* What the task asks
Type out the data exactly as given. Skip any image.

* Data block
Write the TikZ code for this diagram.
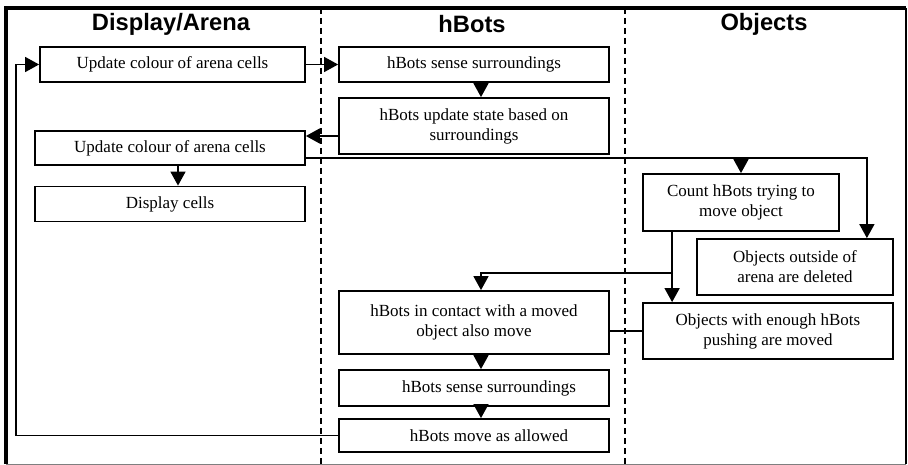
\documentclass[tikz,border=0pt]{standalone}
\usepackage{fontspec}
\setmainfont{Liberation Serif}
\newfontfamily\headfont{Liberation Sans}
\usepackage{tikz}
\usetikzlibrary{arrows.meta,positioning}
\definecolor{framegray}{RGB}{127,127,127}
\tikzstyle{box} = [rectangle, draw=black, fill=white, line width=1.8pt, align=center, inner sep=2pt, font=\fontsize{17}{20}\selectfont]
\tikzstyle{flow} = [line width=1.5pt, -{Triangle[length=14pt,width=15pt]}]
\tikzstyle{link} = [line width=1.5pt]
\tikzstyle{lanesep} = [line width=1.5pt, dash pattern=on 6pt off 4pt]
\tikzstyle{lane} = [font=\headfont\bfseries\fontsize{23.7}{26}\selectfont]

\begin{document}
\begin{tikzpicture}[x=1pt, y=-1pt]
    \useasboundingbox (0,0) rectangle (908,465);

    % Frame and lanes
    \draw[framegray, line width=1pt] (6,464) -- (906,464);
    \draw[line width=1.5pt] (906,464) -- (906,8);
    \draw[line width=3.5pt] (6,464) -- (6,8) -- (906,8);
    \foreach \x in {321,625}
        \draw[lanesep] (\x,8) -- (\x,464);

    \node[lane] (arena) at (171,24) {Display/Arena};
    \node[lane] (bots) at (472,24) {hBots};
    \node[lane] (objects) at (764,24) {Objects};

    % Display/Arena
    \node[box, minimum width=265pt, minimum height=35pt] (colour1) at (172.5,64.5) {Update colour of arena cells};
    \node[box, minimum width=270pt, minimum height=34pt] (colour2) at (170,148) {Update colour of arena cells};
    \node[box, minimum width=270pt, minimum height=35pt] (display) at (170,204) {Display cells};

    % hBots
    \node[box, minimum width=270pt, minimum height=35pt] (sense1) at (474,64.5) {hBots sense surroundings};
    \node[box, minimum width=270pt, minimum height=56pt] (state) at (474,126) {hBots update state based on\\surroundings};
    \node[box, minimum width=270pt, minimum height=63pt] (contact) at (474,322.5) {hBots in contact with a moved\\object also move};
    \node[box, minimum width=270pt, minimum height=36pt] (sense2) at (474,388) {\hspace*{30pt}hBots sense surroundings};
    \node[box, minimum width=270pt, minimum height=33pt] (move) at (474,435.5) {\hspace*{30pt}hBots move as allowed};

    % Objects
    \node[box, minimum width=196pt, minimum height=57pt] (count) at (741,202.5) {Count hBots trying to\\move object};
    \node[box, minimum width=196pt, minimum height=56pt] (delete) at (795,267) {Objects outside of\\arena are deleted};
    \node[box, minimum width=250pt, minimum height=56pt] (pushed) at (768,331) {Objects with enough hBots\\pushing are moved};

    % Connectors
    \draw[flow] (colour1.east) -- (sense1.west);
    \draw[flow] ([xshift=7pt]sense1.south) -- ([xshift=7pt]state.north);
    \draw[flow] ([yshift=-10pt]state.west) -- ([yshift=-10pt]state.west -| colour2.east);
    \draw[flow] ([xshift=8pt]colour2.south) -- ([xshift=8pt]display.north);

    \coordinate (split) at ([yshift=-10pt]colour2.east);
    \draw[flow] (split) -| ([xshift=-27pt]delete.north east);
    \draw[flow] (split -| count.north) -- (count.north);

    \coordinate (fork) at (673,273);
    \draw[flow] ([xshift=30pt]count.south west) -- ([xshift=30pt]pushed.north west);
    \draw[flow] (fork) -| ([xshift=7pt]contact.north);
    \draw[link] (contact.east |- pushed.west) -- (pushed.west);

    \draw[flow] ([xshift=7pt]contact.south) -- ([xshift=7pt]sense2.north);
    \draw[flow] ([xshift=7pt]sense2.south) -- ([xshift=7pt]move.north);
    \draw[flow] (move.west) -- ++(-322,0) |- (colour1.west);
\end{tikzpicture}
\end{document}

* Expected output
Write the TikZ code for this diagram.
\documentclass[tikz,border=0pt]{standalone}
\usepackage{fontspec}
\setmainfont{Liberation Serif}
\newfontfamily\headfont{Liberation Sans}
\usepackage{tikz}
\usetikzlibrary{arrows.meta,positioning}
\definecolor{framegray}{RGB}{127,127,127}
\tikzstyle{box} = [rectangle, draw=black, fill=white, line width=1.8pt, align=center, inner sep=2pt, font=\fontsize{17}{20}\selectfont]
\tikzstyle{flow} = [line width=1.5pt, -{Triangle[length=14pt,width=15pt]}]
\tikzstyle{link} = [line width=1.5pt]
\tikzstyle{lanesep} = [line width=1.5pt, dash pattern=on 6pt off 4pt]
\tikzstyle{lane} = [font=\headfont\bfseries\fontsize{23.7}{26}\selectfont]

\begin{document}
\begin{tikzpicture}[x=1pt, y=-1pt]
    \useasboundingbox (0,0) rectangle (908,465);

    % Frame and lanes
    \draw[framegray, line width=1pt] (6,464) -- (906,464);
    \draw[line width=1.5pt] (906,464) -- (906,8);
    \draw[line width=3.5pt] (6,464) -- (6,8) -- (906,8);
    \foreach \x in {321,625}
        \draw[lanesep] (\x,8) -- (\x,464);

    \node[lane] (arena) at (171,24) {Display/Arena};
    \node[lane] (bots) at (472,24) {hBots};
    \node[lane] (objects) at (764,24) {Objects};

    % Display/Arena
    \node[box, minimum width=265pt, minimum height=35pt] (colour1) at (172.5,64.5) {Update colour of arena cells};
    \node[box, minimum width=270pt, minimum height=34pt] (colour2) at (170,148) {Update colour of arena cells};
    \node[box, minimum width=270pt, minimum height=35pt] (display) at (170,204) {Display cells};

    % hBots
    \node[box, minimum width=270pt, minimum height=35pt] (sense1) at (474,64.5) {hBots sense surroundings};
    \node[box, minimum width=270pt, minimum height=56pt] (state) at (474,126) {hBots update state based on\\surroundings};
    \node[box, minimum width=270pt, minimum height=63pt] (contact) at (474,322.5) {hBots in contact with a moved\\object also move};
    \node[box, minimum width=270pt, minimum height=36pt] (sense2) at (474,388) {\hspace*{30pt}hBots sense surroundings};
    \node[box, minimum width=270pt, minimum height=33pt] (move) at (474,435.5) {\hspace*{30pt}hBots move as allowed};

    % Objects
    \node[box, minimum width=196pt, minimum height=57pt] (count) at (741,202.5) {Count hBots trying to\\move object};
    \node[box, minimum width=196pt, minimum height=56pt] (delete) at (795,267) {Objects outside of\\arena are deleted};
    \node[box, minimum width=250pt, minimum height=56pt] (pushed) at (768,331) {Objects with enough hBots\\pushing are moved};

    % Connectors
    \draw[flow] (colour1.east) -- (sense1.west);
    \draw[flow] ([xshift=7pt]sense1.south) -- ([xshift=7pt]state.north);
    \draw[flow] ([yshift=-10pt]state.west) -- ([yshift=-10pt]state.west -| colour2.east);
    \draw[flow] ([xshift=8pt]colour2.south) -- ([xshift=8pt]display.north);

    \coordinate (split) at ([yshift=-10pt]colour2.east);
    \draw[flow] (split) -| ([xshift=-27pt]delete.north east);
    \draw[flow] (split -| count.north) -- (count.north);

    \coordinate (fork) at (673,273);
    \draw[flow] ([xshift=30pt]count.south west) -- ([xshift=30pt]pushed.north west);
    \draw[flow] (fork) -| ([xshift=7pt]contact.north);
    \draw[link] (contact.east |- pushed.west) -- (pushed.west);

    \draw[flow] ([xshift=7pt]contact.south) -- ([xshift=7pt]sense2.north);
    \draw[flow] ([xshift=7pt]sense2.south) -- ([xshift=7pt]move.north);
    \draw[flow] (move.west) -- ++(-322,0) |- (colour1.west);
\end{tikzpicture}
\end{document}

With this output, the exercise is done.